Job >> Line by line, repeat the data below exactly, beginning at the first line and ending at the line with "(0,0) rectangle (500,702);". Omit pictures.
=====
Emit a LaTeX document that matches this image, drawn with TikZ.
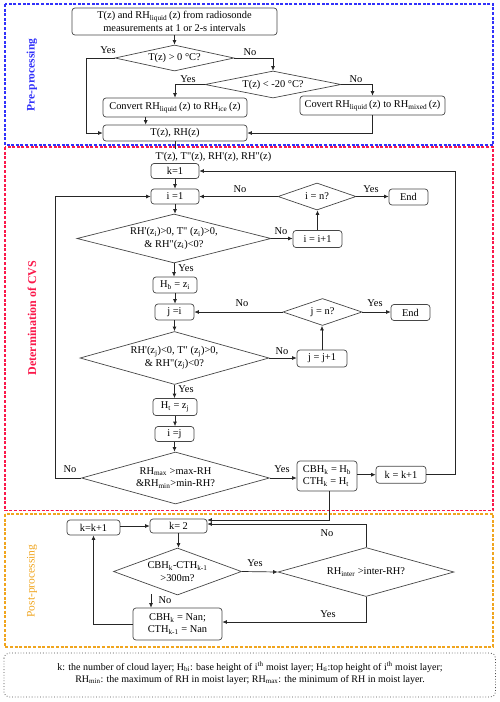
\documentclass[tikz,border=0pt]{standalone}
\usepackage{fontspec}
\setmainfont{Liberation Serif}[Ligatures=TeXOff]
\usetikzlibrary{shapes.geometric,arrows.meta}
\definecolor{cblue}{RGB}{50,50,250}
\definecolor{cred}{RGB}{250,25,75}
\definecolor{corange}{RGB}{240,165,30}
\definecolor{cedge}{RGB}{70,70,70}
\newcommand{\sbx}[1]{\textsubscript{#1}}
\begin{document}
\begin{tikzpicture}[x=1pt,y=-1pt, font=\fontsize{10.4pt}{12.5pt}\selectfont,
 bx/.style 2 args={draw=cedge, line width=0.7pt, rounded corners=3pt, minimum width=#1, minimum height=#2, inner sep=0pt, align=center},
 dm/.style n args={3}{diamond, draw=cedge, line width=0.7pt, minimum width=#1, minimum height=#2, shape aspect=#3, inner sep=0pt, align=center},
 arr/.style={draw=black!85, line width=0.7pt, -{Latex[length=4.5pt,width=4pt]}},
 ln/.style={draw=black!85, line width=0.7pt},
 lbl/.style={inner sep=0pt},
 frame/.style={line width=1.1pt, dash pattern=on 3pt off 1.6pt},
 side/.style={rotate=90, inner sep=0pt}]
\useasboundingbox (0,0) rectangle (500,702);

% frames
\draw[frame, draw=cblue] (5,4) rectangle (493,145);
\draw[frame, draw=cred] (5,147) rectangle (493,510.5);
\draw[frame, draw=corange] (5,514) rectangle (493,647);
\draw[draw=gray!60!black, line width=0.8pt, dotted, rounded corners=5pt] (4,653) rectangle (495.5,697);

% side labels
\node[side, text=cblue, font=\fontsize{11.5pt}{13pt}\selectfont\bfseries] (sp) at (32,75) {Pre-processing};
\node[side, text=cred, font=\fontsize{12pt}{14pt}\selectfont\bfseries] (sd) at (32,318) {Determination of CVS};
\node[side, text=corange, font=\fontsize{11.5pt}{13pt}\selectfont] (so) at (32,581) {Post-processing};

% ---------------- pre-processing
\node[bx={205pt}{27pt}] (n1) at (174.5,21.5) {T(z) and RH\sbx{liquid}\,(z) from radiosonde\\measurements at 1 or 2-s intervals};
\node[dm={119pt}{26pt}{4.58}] (d1) at (174.5,58) {T(z) > 0 °C?};
\node[dm={136pt}{27pt}{5.04}] (d2) at (273,84.5) {T(z) < -20 °C?};
\node[bx={144pt}{19pt}] (bice) at (175,107.5) {Convert RH\sbx{liquid}\,(z) to RH\sbx{ice}\,(z)};
\node[bx={145pt}{19pt}] (bmix) at (372.5,105.5) {Covert RH\sbx{liquid}\,(z) to RH\sbx{mixed}\,(z)};
\node[bx={144pt}{16pt}] (btrh) at (175,133) {T(z), RH(z)};
\coordinate (cL) at (86,133);

\draw[arr] (n1.south) -- (d1.north);
\draw[arr] (d1.west) -| (cL) -- (btrh.west);
\node[lbl] (y1) at (108,50) {Yes};
\draw[arr] (d1.east) -| (d2.north);
\node[lbl] (no1) at (250,52) {No};
\draw[arr] (d2.west) -| (bice.north);
\node[lbl] (y2) at (188,79.5) {Yes};
\draw[arr] (d2.east) -| (bmix.north);
\node[lbl] (no2) at (356,79.5) {No};
\draw[arr] ([xshift=-29.3pt]bice.south) -- ([xshift=-29.3pt]btrh.north);
\draw[arr] (bmix.south) |- (btrh.east);
\coordinate (cT) at (175,148.5);
\draw[ln] (btrh.south) -- (cT);
\node[lbl] (tder) at (213.5,156.5) {T'(z), T"(z), RH'(z), RH"(z)};

% ---------------- determination
\node[bx={48pt}{15pt}] (k1) at (175,171) {k=1};
\node[bx={48pt}{15pt}] (i1) at (175,196.5) {i =1};
\node[dm={78pt}{27pt}{2.89}] (dn1) at (317,196.5) {i = n?};
\node[bx={39pt}{16pt}] (end1) at (408.5,197) {End};
\node[dm={194pt}{49pt}{3.96}] (d3) at (174,238.5) {RH'(z\sbx{i})>0, T" (z\sbx{i})>0,\\ \& RH"(z\sbx{i})<0?};
\node[bx={49pt}{17pt}] (inci) at (317.5,239) {i = i+1};
\node[bx={44pt}{16pt}] (hb) at (175,285) {H\sbx{b} = z\sbx{i}};
\node[bx={39pt}{16pt}] (j1) at (174.5,312) {j =i};
\node[dm={79pt}{27pt}{2.93}] (dn2) at (322.5,312) {j = n?};
\node[bx={39pt}{16pt}] (end2) at (410.5,312.5) {End};
\node[dm={189pt}{53pt}{3.57}] (d4) at (174.5,358) {RH'(z\sbx{j})<0, T" (z\sbx{j})>0,\\ \& RH"(z\sbx{j})<0?};
\node[bx={50pt}{17pt}] (incj) at (322,358.5) {j = j+1};
\node[bx={44pt}{17pt}] (ht) at (175,407) {H\sbx{t} = z\sbx{j}};
\node[bx={39pt}{15pt}] (ij) at (174.5,434) {i =j};
\node[dm={188pt}{52pt}{3.6}] (d5) at (175.5,478) {RH\sbx{max} >max-RH\\\&RH\sbx{min}>min-RH?};
\node[bx={60pt}{30pt}, align=left] (cbh) at (327,476) {CBH\sbx{k} = H\sbx{b}\\CTH\sbx{k} = H\sbx{t}};
\node[bx={50pt}{17pt}] (kinc) at (401,474.7) {k = k+1};
\coordinate (cR) at (455,474.7);
\coordinate (cL2) at (55,478);

\draw[arr] (k1.south) -- (i1.north);
\draw[arr] (dn1.west) -- (i1.east);
\node[lbl] (no3) at (240,189) {No};
\draw[arr] (dn1.east) -- (end1.west |- dn1.east);
\node[lbl] (y3) at (371,189.5) {Yes};
\draw[arr] (i1.south) -- (i1.south |- d3.north);
\draw[arr] (d3.east) -- (d3.east -| inci.west);
\node[lbl] (no4) at (281,231) {No};
\draw[arr] (inci.north) -- (inci.north |- dn1.south);
\draw[arr] (d3.south) -- (d3.south |- hb.north);
\node[lbl] (y4) at (186,268) {Yes};
\draw[arr] (hb.south) -- (hb.south |- j1.north);
\draw[arr] (dn2.west) -- (j1.east);
\node[lbl] (no5) at (242,303) {No};
\draw[arr] (dn2.east) -- (end2.west |- dn2.east);
\node[lbl] (y5) at (375,303) {Yes};
\draw[arr] (j1.south) -- (j1.south |- d4.north);
\draw[arr] (d4.east) -- (d4.east -| incj.west);
\node[lbl] (no6) at (282,351) {No};
\draw[arr] (incj.north) -- (incj.north |- dn2.south);
\draw[arr] (d4.south) -- (d4.south |- ht.north);
\node[lbl] (y6) at (186,389) {Yes};
\draw[arr] (ht.south) -- (ht.south |- ij.north);
\draw[arr] (ij.south) -- (ij.south |- d5.north);
\draw[arr] (d5.west) -- (cL2) |- (i1.west);
\node[lbl] (no7) at (70,469) {No};
\draw[arr] (d5.east) -- (d5.east -| cbh.west);
\node[lbl] (y7) at (282,469) {Yes};
\draw[arr] (cbh.east |- kinc.west) -- (kinc.west);
\draw[arr] (kinc.east) -- (cR) |- (k1.east);

% ---------------- post-processing
\node[bx={57pt}{14pt}] (k2) at (178.5,526) {k= 2};
\node[bx={53pt}{15pt}] (kk) at (93.5,527.5) {k=k+1};
\node[dm={128pt}{47pt}{2.72}] (d6) at (177.5,571.5) {CBH\sbx{k}-CTH\sbx{k-1}\\>300m?};
\node[dm={176pt}{49pt}{3.59}] (d7) at (366,572) {RH\sbx{inter} >inter-RH?};
\node[bx={89pt}{32pt}] (nan) at (177.5,624) {CBH\sbx{k} = Nan;\\CTH\sbx{k-1} = Nan};
\coordinate (cN) at (151,594);

\draw[arr] ([xshift=2pt]cbh.south) |- ([yshift=6pt]k2.east);
\draw[arr] (kk.east |- k2.west) -- (k2.west);
\draw[arr] (k2.south) -- (k2.south |- d6.north);
\draw[arr] (d6.east) -- (d7.west);
\node[lbl] (y8) at (255,563) {Yes};
\draw[arr] (d7.north) |- ([yshift=2pt]k2.east);
\node[lbl] (no8) at (327,533) {No};
\draw[arr] (cN) -- (cN |- nan.north);
\node[lbl] (no9) at (165,600) {No};
\draw[arr] (d7.south) |- ([yshift=2pt]nan.east);
\node[lbl] (y9) at (328,614) {Yes};
\draw[arr] (nan.west) -| (kk.south);

% note
\node[lbl, align=center, font=\fontsize{10pt}{11.8pt}\selectfont] (note) at (250,673) {k: the number of cloud layer; H\sbx{bi}: base height of i\textsuperscript{th} moist layer; H\sbx{ti}:top height of i\textsuperscript{th} moist layer;\\RH\sbx{min}: the maximum of RH in moist layer; RH\sbx{max}: the minimum of RH in moist layer.};
\end{tikzpicture}
\end{document}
=====
Complete response >>
Emit a LaTeX document that matches this image, drawn with TikZ.
\documentclass[tikz,border=0pt]{standalone}
\usepackage{fontspec}
\setmainfont{Liberation Serif}[Ligatures=TeXOff]
\usetikzlibrary{shapes.geometric,arrows.meta}
\definecolor{cblue}{RGB}{50,50,250}
\definecolor{cred}{RGB}{250,25,75}
\definecolor{corange}{RGB}{240,165,30}
\definecolor{cedge}{RGB}{70,70,70}
\newcommand{\sbx}[1]{\textsubscript{#1}}
\begin{document}
\begin{tikzpicture}[x=1pt,y=-1pt, font=\fontsize{10.4pt}{12.5pt}\selectfont,
 bx/.style 2 args={draw=cedge, line width=0.7pt, rounded corners=3pt, minimum width=#1, minimum height=#2, inner sep=0pt, align=center},
 dm/.style n args={3}{diamond, draw=cedge, line width=0.7pt, minimum width=#1, minimum height=#2, shape aspect=#3, inner sep=0pt, align=center},
 arr/.style={draw=black!85, line width=0.7pt, -{Latex[length=4.5pt,width=4pt]}},
 ln/.style={draw=black!85, line width=0.7pt},
 lbl/.style={inner sep=0pt},
 frame/.style={line width=1.1pt, dash pattern=on 3pt off 1.6pt},
 side/.style={rotate=90, inner sep=0pt}]
\useasboundingbox (0,0) rectangle (500,702);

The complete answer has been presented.